* **Task details**
Reproduce exactly, with no pictures, each line from the opening of the material down through the line containing "const lastPrice = 70.14;".
── Stored data
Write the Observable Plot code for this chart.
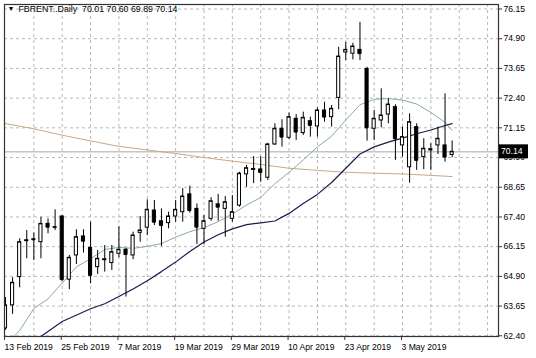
<!DOCTYPE html>
<html>
<head>
<meta charset="utf-8">
<script src="https://cdn.jsdelivr.net/npm/d3@7"></script>
<script src="https://cdn.jsdelivr.net/npm/@observablehq/plot@0.6"></script>
<style>
  html, body { margin: 0; padding: 0; background: #fff; overflow: hidden; }
  #chart { width: 536px; height: 358px; }
  #chart svg { display: block; }
</style>
</head>
<body>
<div id="chart"></div>
<script>
// ---- data ----
const titleText = "FBRENT..Daily  70.01 70.60 69.89 70.14";
const dateTickIdx = [0, 8, 16, 24, 32, 40, 48, 56];
const dateTickLabels = ["13 Feb 2019", "25 Feb 2019", "7 Mar 2019", "19 Mar 2019", "29 Mar 2019", "10 Apr 2019", "23 Apr 2019", "3 May 2019"];
const priceTicks = [62.40, 63.65, 64.90, 66.15, 67.40, 68.65, 69.90, 71.15, 72.40, 73.65, 74.90, 76.15];
const gridIdx = [4, 8, 12, 16, 20, 24, 28, 32, 36, 40, 44, 48, 52, 56, 60, 64, 68];
const lastPrice = 70.14;

const opens = [62.71, 63.68, 64.87, 66.38, 66.46, 66.34, 67.11, 66.95, 67.42, 64.76,
  65.78, 66.58, 66.10, 65.29, 65.58, 65.46, 65.85, 66.02, 65.78, 66.73,
  66.95, 67.67, 67.22, 67.14, 67.42, 67.60, 68.35, 67.74, 66.90, 67.32,
  67.93, 67.74, 67.32, 67.88, 69.19, 69.38, 69.40, 69.05, 70.45, 71.11,
  70.73, 71.53, 70.93, 71.43, 71.21, 71.88, 71.60, 72.41, 74.32, 74.27,
  74.43, 73.63, 71.11, 71.46, 71.71, 72.02, 70.41, 69.49, 71.18, 69.92,
  70.20, 70.41, 70.41, 70.01];
const highs = [64.01, 64.84, 66.48, 66.83, 66.72, 67.39, 67.32, 67.70, 67.45, 65.78,
  66.86, 66.86, 67.18, 65.99, 66.20, 66.20, 66.99, 66.08, 66.76, 67.42,
  68.12, 68.09, 67.74, 67.60, 68.09, 68.59, 68.70, 67.95, 67.46, 68.21,
  68.35, 68.26, 68.30, 69.28, 69.57, 69.94, 69.94, 70.50, 71.32, 71.49,
  71.77, 71.71, 71.81, 71.60, 71.99, 72.23, 72.09, 74.54, 74.75, 74.71,
  75.59, 73.70, 71.88, 72.79, 72.37, 72.12, 71.18, 71.74, 71.32, 70.69,
  70.48, 71.18, 72.58, 70.60];
const lows = [62.63, 63.30, 64.42, 65.64, 65.57, 65.64, 66.69, 66.83, 64.70, 64.34,
  65.40, 65.88, 64.59, 64.98, 65.08, 65.15, 65.68, 64.03, 65.60, 66.34,
  66.62, 67.04, 66.16, 66.90, 67.18, 67.18, 67.56, 66.24, 66.24, 67.22,
  67.22, 66.55, 67.18, 67.81, 68.65, 68.80, 68.86, 68.94, 70.41, 70.34,
  70.65, 70.62, 70.83, 70.76, 70.76, 71.39, 71.18, 71.91, 73.98, 74.01,
  73.98, 70.59, 70.62, 71.15, 71.32, 69.78, 69.92, 68.82, 69.36, 69.39,
  69.36, 70.03, 69.71, 69.89];
const closes = [63.68, 64.63, 66.34, 66.42, 66.44, 67.11, 66.97, 66.97, 64.76, 65.68,
  66.55, 66.38, 64.94, 65.64, 65.62, 65.92, 66.02, 65.82, 66.62, 66.83,
  67.70, 67.18, 67.04, 67.42, 67.70, 68.26, 67.67, 66.97, 67.22, 68.06,
  67.81, 68.02, 67.60, 69.22, 69.45, 69.42, 69.27, 70.45, 71.11, 70.76,
  71.60, 70.97, 71.57, 71.25, 71.88, 71.60, 71.95, 74.15, 74.43, 74.57,
  74.27, 71.15, 71.53, 71.67, 72.13, 70.69, 70.76, 71.39, 69.78, 70.27,
  70.25, 70.69, 69.92, 70.14];

// moving averages (sampled along the bars)
const tealIdx = [1, 2, 4, 6, 8, 10, 12, 14, 16, 18, 20, 22, 24, 26, 28, 30, 32, 34, 36, 38, 40, 42, 44, 46, 48, 50, 52, 54, 56, 58, 60, 62, 63];
const tealVal = [62.33, 62.62, 63.55, 63.95, 64.62, 65.30, 65.64, 66.03, 66.12, 66.08, 66.16, 66.28, 66.55, 66.78, 66.95, 67.20, 67.52, 67.90, 68.22, 68.80, 69.28, 69.80, 70.35, 70.80, 71.48, 72.12, 72.35, 72.38, 72.32, 72.15, 71.80, 71.38, 71.05];
const navyIdx = [4, 5, 8, 12, 14, 16, 18, 20, 22, 24, 26, 28, 30, 32, 34, 36, 38, 40, 42, 44, 46, 48, 50, 52, 54, 56, 58, 60, 62, 63];
const navyVal = [62.25, 62.37, 63.00, 63.54, 63.75, 64.05, 64.37, 64.72, 65.10, 65.50, 65.95, 66.35, 66.65, 66.90, 67.08, 67.15, 67.23, 67.55, 67.97, 68.35, 68.85, 69.45, 70.05, 70.35, 70.55, 70.72, 70.90, 71.06, 71.25, 71.33];
const tanIdx = [0, 4, 8, 12, 16, 20, 24, 28, 32, 36, 40, 44, 48, 52, 56, 60, 63];
const tanVal = [71.33, 71.11, 70.84, 70.60, 70.37, 70.22, 70.07, 69.90, 69.75, 69.61, 69.45, 69.36, 69.28, 69.24, 69.21, 69.15, 69.10];

// ---- build tables ----
const candles = opens.map((o, i) => ({i, open: o, high: highs[i], low: lows[i], close: closes[i]}));
const up = candles.filter(d => d.close >= d.open);
const down = candles.filter(d => d.close < d.open);
const teal = tealIdx.map((i, k) => ({i, v: tealVal[k]}));
const navy = navyIdx.map((i, k) => ({i, v: navyVal[k]}));
const tan = tanIdx.map((i, k) => ({i, v: tanVal[k]}));
const labelOf = new Map(dateTickIdx.map((i, k) => [i, dateTickLabels[k]]));

const FONT = "'Liberation Sans', Arial, sans-serif";
const hw = 0.22;
const plot = Plot.plot({
  width: 536,
  height: 358,
  marginLeft: 4,
  marginRight: 38,
  marginTop: 4,
  marginBottom: 22,
  style: {fontFamily: FONT, fontSize: "8.6px", color: "#000", background: "#fff"},
  x: {type: "linear", domain: [-0.14, 69.54], axis: null, label: null},
  y: {type: "linear", domain: [62.37, 76.34], axis: null, label: null},
  marks: [
    Plot.gridY(priceTicks, {stroke: "#b8b8b8", strokeOpacity: 1, strokeDasharray: "3,3"}),
    Plot.gridX(gridIdx, {stroke: "#b8b8b8", strokeOpacity: 1, strokeDasharray: "3,3"}),
    Plot.ruleY([lastPrice], {stroke: "#a9a9a9", strokeWidth: 1}),
    Plot.line(tan, {x: "i", y: "v", stroke: "#c6a888", strokeWidth: 1, clip: true}),
    Plot.line(teal, {x: "i", y: "v", stroke: "#86ad9d", strokeWidth: 1, clip: true}),
    Plot.line(navy, {x: "i", y: "v", stroke: "#1d1b4d", strokeWidth: 1.2, clip: true}),
    Plot.ruleX(candles, {x: "i", y1: "low", y2: "high", stroke: "#000", strokeWidth: 1, clip: true}),
    Plot.rect(up, {x1: d => d.i - hw, x2: d => d.i + hw, y1: "open", y2: "close", fill: "#fff", stroke: "#000", strokeWidth: 1, clip: true}),
    Plot.rect(down, {x1: d => d.i - hw, x2: d => d.i + hw, y1: "open", y2: "close", fill: "#000", stroke: "#000", strokeWidth: 1, clip: true}),
    Plot.ruleY(candles, {y: "close", x1: d => d.i - hw, x2: d => d.i + hw, stroke: "#000", strokeWidth: 1, clip: true}),
    Plot.frame({stroke: "#333", strokeWidth: 1.2}),
    Plot.axisX(dateTickIdx, {anchor: "bottom", label: null, tickSize: 4, tickPadding: 3, textAnchor: "start", dx: -1, tickFormat: i => labelOf.get(i), fontSize: 8.6, fill: "#000", stroke: "#333"}),
    Plot.axisY(priceTicks, {anchor: "right", label: null, tickSize: 3, tickPadding: 2, tickFormat: d => d.toFixed(2), fontSize: 8.6, fill: "#000", stroke: "#333"}),
    Plot.text(["▼"], {frameAnchor: "top-left", dx: 3, dy: 2, fontSize: 7, fill: "#000", lineAnchor: "top"}),
    Plot.text([titleText], {frameAnchor: "top-left", dx: 14, dy: 1, fontSize: 8.8, fill: "#000", lineAnchor: "top", textAnchor: "start"})
  ]
});

// drop Plot's warning glyph, if any
d3.select(plot).selectAll("text").filter(function() { return /\u26a0/.test(this.textContent); }).remove();

// last-price label box on the price axis
const yPx = plot.scale("y").apply(lastPrice);
const g = d3.select(plot).append("g");
g.append("rect").attr("x", 499).attr("y", yPx - 7).attr("width", 29).attr("height", 14).attr("fill", "#000");
g.append("text").attr("x", 501).attr("y", yPx).attr("dy", "0.35em")
  .attr("text-anchor", "start")
  .attr("fill", "#fff").attr("font-size", 8.6).attr("font-family", FONT)
  .text(lastPrice.toFixed(2));

document.getElementById("chart").appendChild(plot);
</script>
</body>
</html>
────
* **Exercise response**
Write the Observable Plot code for this chart.
<!DOCTYPE html>
<html>
<head>
<meta charset="utf-8">
<script src="https://cdn.jsdelivr.net/npm/d3@7"></script>
<script src="https://cdn.jsdelivr.net/npm/@observablehq/plot@0.6"></script>
<style>
  html, body { margin: 0; padding: 0; background: #fff; overflow: hidden; }
  #chart { width: 536px; height: 358px; }
  #chart svg { display: block; }
</style>
</head>
<body>
<div id="chart"></div>
<script>
// ---- data ----
const titleText = "FBRENT..Daily  70.01 70.60 69.89 70.14";
const dateTickIdx = [0, 8, 16, 24, 32, 40, 48, 56];
const dateTickLabels = ["13 Feb 2019", "25 Feb 2019", "7 Mar 2019", "19 Mar 2019", "29 Mar 2019", "10 Apr 2019", "23 Apr 2019", "3 May 2019"];
const priceTicks = [62.40, 63.65, 64.90, 66.15, 67.40, 68.65, 69.90, 71.15, 72.40, 73.65, 74.90, 76.15];
const gridIdx = [4, 8, 12, 16, 20, 24, 28, 32, 36, 40, 44, 48, 52, 56, 60, 64, 68];
const lastPrice = 70.14;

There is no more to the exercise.